Munich

A fresh start: Andrzej Legocki aims to foster competition at the Polish Academy of Sciences. Credit: S. BARNA/EAST NEWS

Winds of change are set to blow through the Polish Academy of Sciences, according to the plant biologist freshly elected to run the organization.

The academy — like many of its eastern European counterparts — oversees a large but somewhat dilapidated national network of research institutes in a range of disciplines. And although Poland has the largest and one of the strongest economies in the region, critics say that parts of the academy have not changed much since communist rule ended in 1989.

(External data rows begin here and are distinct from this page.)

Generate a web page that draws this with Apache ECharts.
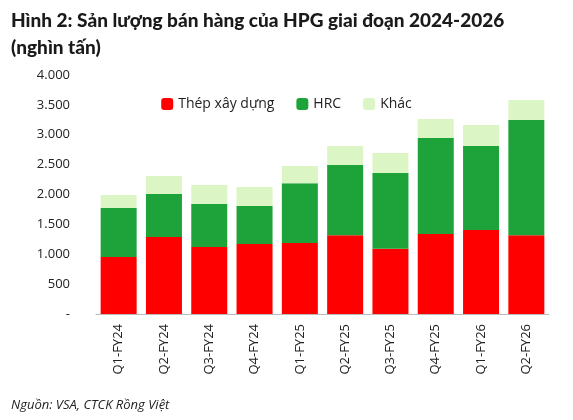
<!DOCTYPE html>
<html>
<head>
<meta charset="utf-8">
<title>HPG</title>
<script src="https://cdn.jsdelivr.net/npm/echarts@6/dist/echarts.min.js"></script>
<style>
  html, body { margin: 0; padding: 0; background: #fff; }
  #chart { width: 573px; height: 420px; }
</style>
</head>
<body>
<div id="chart"></div>
<script>
var quarters = ['Q1-FY24', 'Q2-FY24', 'Q3-FY24', 'Q4-FY24', 'Q1-FY25', 'Q2-FY25', 'Q3-FY25', 'Q4-FY25', 'Q1-FY26', 'Q2-FY26'];
var thep = [954, 1290, 1120, 1170, 1190, 1320, 1090, 1340, 1405, 1320];
var hrc = [820, 718, 720, 637, 1000, 1174, 1270, 1605, 1407, 1927];
var khac = [216, 302, 320, 318, 287, 316, 335, 319, 351, 333];

function fmt(v) {
    if (v === 0) return '-';
    return String(v).replace(/\B(?=(\d{3})+(?!\d))/g, '.');
}

var myChart = echarts.init(document.getElementById('chart'));
var option = {
    animation: false,
    textStyle: { fontFamily: 'Open Sans' },
    title: [{
        text: 'Hình 2: Sản lượng bán hàng của HPG giai đoạn 2024-2026\n(nghìn tấn)',
        left: 6, top: 2,
        textStyle: { fontSize: 19, fontWeight: 900, color: '#1a1a1a', lineHeight: 27, fontFamily: 'Lato' }
    }, {
        text: 'Nguồn: VSA, CTCK Rồng Việt',
        left: 6, top: 394,
        textStyle: { fontSize: 13, fontWeight: 'normal', fontStyle: 'italic', color: '#222' }
    }],
    legend: {
        top: 92, left: 'center',
        itemWidth: 12, itemHeight: 12, itemGap: 22,
        textStyle: { fontSize: 14, color: '#222' },
        data: ['Thép xây dựng', 'HRC', 'Khác']
    },
    grid: { left: 96, right: 24, top: 75, bottom: 106 },
    xAxis: {
        type: 'category',
        data: quarters,
        axisLine: { lineStyle: { color: '#bbb' } },
        axisTick: { show: false },
        axisLabel: { rotate: 90, fontSize: 13, color: '#222', margin: 10 }
    },
    yAxis: {
        type: 'value',
        min: 0, max: 4000, interval: 500,
        splitLine: { show: false },
        axisLine: { show: false },
        axisTick: { show: false },
        axisLabel: { formatter: fmt, fontSize: 13, color: '#222', margin: 26 }
    },
    series: [
        { name: 'Thép xây dựng', type: 'bar', stack: 't', data: thep, barWidth: 36, itemStyle: { color: '#ff0000' } },
        { name: 'HRC', type: 'bar', stack: 't', data: hrc, itemStyle: { color: '#1ea33a' } },
        { name: 'Khác', type: 'bar', stack: 't', data: khac, itemStyle: { color: '#dcf5c4' } }
    ]
};
myChart.setOption(option);
</script>
</body>
</html>
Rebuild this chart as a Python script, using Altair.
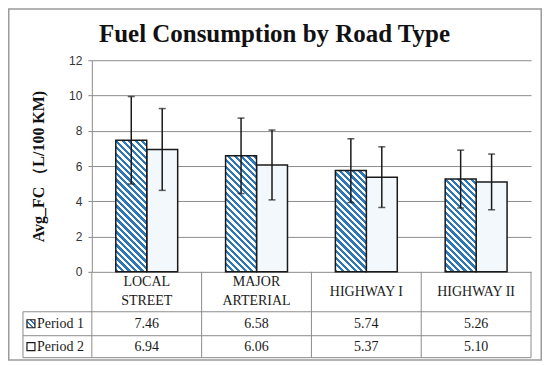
import math
import altair as alt
import pandas as pd

# ---------------- data ----------------
categories = ["LOCAL STREET", "MAJOR ARTERIAL", "HIGHWAY I", "HIGHWAY II"]
header_labels = ["LOCAL\nSTREET", "MAJOR\nARTERIAL", "HIGHWAY I", "HIGHWAY II"]
periods = ["Period 1", "Period 2"]
period1_values = [7.46, 6.58, 5.74, 5.26]
period2_values = [6.94, 6.06, 5.37, 5.10]
period1_errors = [2.48, 2.14, 1.81, 1.64]
period2_errors = [2.32, 1.98, 1.72, 1.58]
y_ticks = [0, 2, 4, 6, 8, 10, 12]
title_text = "Fuel Consumption  by Road Type"
y_title = "Avg_FC （L/100 KM)"

# ---------------- layout / style ----------------
W, H = 440, 212
Y_MAX = 12
BLUE = "#2f77b7"
LIGHT = "#f3f8fc"
DARK = "#1a1a1a"
GRID = "#8c8c8c"
SERIF = "Liberation Serif"
ROW_HEADER = 232
ROW_P1 = 264
ROW_P2 = 287
TABLE_LEFT = -69
LINE_H = 19

rows = []
for p, vals, errs in [(periods[0], period1_values, period1_errors),
                      (periods[1], period2_values, period2_errors)]:
    for c, lab, v, e in zip(categories, header_labels, vals, errs):
        rows.append({"cat": c, "label": lab, "nlines": lab.count("\n") + 1,
                     "period": p, "value": v, "err": e, "txt": f"{v:.2f}"})
df = pd.DataFrame(rows)
one = pd.DataFrame({"k": [0]})
title_df = pd.DataFrame({"t": [title_text]})


def stripe_gradient(w, h, period=6.5, frac=0.5, c1=BLUE, c2="white"):
    span = w + h
    k = span / (w * w + h * h)
    stops = []
    i = 0
    while i * period / span < 1:
        o0 = min(i * period / span, 1)
        o1 = min((i + frac) * period / span, 1)
        o2 = min((i + 1) * period / span, 1)
        stops += [alt.GradientStop(color=c1, offset=o0),
                  alt.GradientStop(color=c1, offset=o1),
                  alt.GradientStop(color=c2, offset=o1),
                  alt.GradientStop(color=c2, offset=o2)]
        i += 1
    return alt.LinearGradient(gradient="linear", stops=stops,
                              x1=0, y1=1, x2=k * w, y2=1 - k * h)


xscale = alt.Scale(domain=categories, paddingInner=0, paddingOuter=0)
x_enc = alt.X("cat:N", scale=xscale, axis=None)
xo_enc = alt.XOffset("period:N", scale=alt.Scale(domain=periods, paddingInner=0, paddingOuter=0.774))
yscale = alt.Scale(domain=[0, Y_MAX], nice=False, zero=True)
yaxis = alt.Axis(values=y_ticks, grid=True, gridColor=GRID, gridWidth=1,
                 domain=True, domainColor=GRID, domainWidth=1,
                 ticks=True, tickColor=GRID, tickSize=4,
                 labelFont="Liberation Sans", labelFontSize=12, labelColor="#333333",
                 labelPadding=6, title=y_title, titleFont=SERIF, titleFontSize=16,
                 titleFontWeight="bold", titleColor="#111111", titleX=-53, titleY=H / 2,
                 titleAngle=270, titleAlign="center", titleBaseline="middle")

base = alt.Chart(df)
layers = []

# Period 2 bars (light dotted look)
layers.append(base.transform_filter("datum.period === 'Period 2'")
              .mark_bar(fill=LIGHT, stroke=DARK, strokeWidth=1.5)
              .encode(x=x_enc, xOffset=xo_enc, y=alt.Y("value:Q", scale=yscale, axis=yaxis)))

# Period 1 bars, diagonal stripes (gradient matched to each bar's size)
bar_w = W / len(categories) / (2 + 2 * 0.774)
for c, v in zip(categories, period1_values):
    h = v / Y_MAX * H
    layers.append(base.transform_filter(f"datum.period === 'Period 1' && datum.cat === '{c}'")
                  .mark_bar(fill=stripe_gradient(bar_w, h), stroke=DARK, strokeWidth=1.5)
                  .encode(x=x_enc, xOffset=xo_enc, y=alt.Y("value:Q", scale=yscale, axis=yaxis)))

# Error bars
err = base.transform_calculate(lo="datum.value - datum.err", hi="datum.value + datum.err")
layers.append(err.mark_rule(color=DARK, strokeWidth=1.5)
              .encode(x=x_enc, xOffset=xo_enc,
                      y=alt.Y("lo:Q", scale=yscale, axis=yaxis), y2="hi:Q"))
for f in ["lo", "hi"]:
    layers.append(err.mark_tick(color=DARK, thickness=1.5, size=7)
                  .encode(x=x_enc, xOffset=xo_enc, y=alt.Y(f"{f}:Q", scale=yscale, axis=yaxis)))

# ---------------- data table under the plot ----------------
line_style = dict(color=GRID, strokeWidth=1)
layers.append(base.transform_filter("datum.period === 'Period 1'")
              .mark_rule(**line_style)
              .encode(x=alt.X("cat:N", scale=xscale, axis=None, bandPosition=0),
                      y=alt.value(H), y2=alt.value(298)))
layers.append(base.transform_filter("datum.period === 'Period 1' && datum.cat === 'HIGHWAY II'")
              .mark_rule(**line_style)
              .encode(x=alt.X("cat:N", scale=xscale, axis=None, bandPosition=1),
                      y=alt.value(H), y2=alt.value(298)))
layers.append(alt.Chart(one).mark_rule(**line_style)
              .encode(x=alt.value(TABLE_LEFT), y=alt.value(252), y2=alt.value(298)))
for yy in [252, 276, 298]:
    layers.append(alt.Chart(one).mark_rule(**line_style)
                  .encode(x=alt.value(TABLE_LEFT), x2=alt.value(W), y=alt.value(yy)))

txt_style = dict(font=SERIF, fontSize=14, color="#1a1a1a", baseline="middle")
layers.append(base.transform_filter("datum.period === 'Period 1' && datum.nlines > 1")
              .mark_text(lineBreak="\n", lineHeight=LINE_H, **txt_style)
              .encode(x=x_enc, y=alt.value(ROW_HEADER - LINE_H / 2), text="label:N"))
layers.append(base.transform_filter("datum.period === 'Period 1' && datum.nlines === 1")
              .mark_text(**txt_style)
              .encode(x=x_enc, y=alt.value(ROW_HEADER), text="label:N"))
for p, ry in [("Period 1", ROW_P1), ("Period 2", ROW_P2)]:
    layers.append(base.transform_filter(f"datum.period === '{p}'")
                  .mark_text(**txt_style)
                  .encode(x=x_enc, y=alt.value(ry), text="txt:N"))
    layers.append(base.transform_filter(f"datum.period === '{p}' && datum.cat === 'LOCAL STREET'")
                  .mark_text(align="left", **txt_style)
                  .encode(x=alt.value(-55), y=alt.value(ry), text="period:N"))

# legend swatches
layers.append(alt.Chart(one).mark_rect(fill=stripe_gradient(8, 8, period=5), stroke=DARK, strokeWidth=1.2)
              .encode(x=alt.value(-65), x2=alt.value(-57), y=alt.value(ROW_P1 - 4), y2=alt.value(ROW_P1 + 4)))
layers.append(alt.Chart(one).mark_rect(fill="white", stroke=DARK, strokeWidth=1.2)
              .encode(x=alt.value(-65), x2=alt.value(-57), y=alt.value(ROW_P2 - 4), y2=alt.value(ROW_P2 + 4)))

# chart title
layers.append(alt.Chart(title_df).mark_text(font=SERIF, fontSize=25, fontWeight="bold", color="#111111",
                                            align="center", baseline="alphabetic")
              .encode(x=alt.value(183), y=alt.value(-18), text="t:N"))

# outer frame
layers.append(alt.Chart(one).mark_rect(fillOpacity=0, stroke="#9a9a9a", strokeWidth=1.5)
              .encode(x=alt.value(-83.25), x2=alt.value(W + 10.25),
                      y=alt.value(-51.25), y2=alt.value(H + 88.25)))

chart = alt.layer(*layers).properties(
    width=W, height=H,
    padding={"left": 84, "top": 52, "right": 11, "bottom": 89},
    autosize=alt.AutoSizeParams(type="none"),
).configure_view(stroke=None)

chart.save("out.html", embed_options={"renderer": "svg", "actions": False})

But this month Andrzej Legocki, a plant biologist and former director of the academy's Institute of Bioorganic Chemistry in Poznań, takes over as president. He says that he will commission an external quality review of all 80 of the institutes — and predicts that around ten of them could close once the review is completed later this year.

Legocki promises to tackle the academy's main problems head-on, including low output, ageing research staff and lack of contact with university research.

“I am determined to drastically change the situation,” he says. “First we shall recognize what is worth maintaining, then we will merge groups and institutes, and put them under new, younger leadership.” At 63, Legocki is himself the youngest president in the academy's 50-year history.

Poland is the largest of ten countries in central and eastern Europe that will join the European Union next year, but it has been slower than some others, notably Hungary and the Czech Republic, to reform its scientific infrastructure (see Nature 421, 471–472; 200310.1038/421471a).

Jerzy Langer, a solid-state physicist at the academy's Institute of Physics in Warsaw and vice-president of Euroscience, a grassroots organization of European scientists, says that Polish science is in need of a drastic overhaul. “Poland is simply too poor to subsidize an oversized, mediocre science base,” he says.

The academy employs about 4,000 scientists, mostly in permanent positions. Critics say that their lifelong job security gives them little incentive to be competitive. And Legocki concedes that the academy lags behind in many fields.

To boost the position of young scientists in the academy, Legocki pledges that all institutes that do not already have a graduate student programme will establish one, along with fixed-term postdoctoral positions for young researchers. “Young scientists at our institutes will be under my personal patronage,” he promises.

“Legocki is the right man at the right time,” says Jacek Kuźnicki, a neuroscientist and director of the International Institute of Molecular and Cell Biology in Warsaw. “But for any reform to be succesful it is vital the older generation accepts that competition is an essential part of the game.”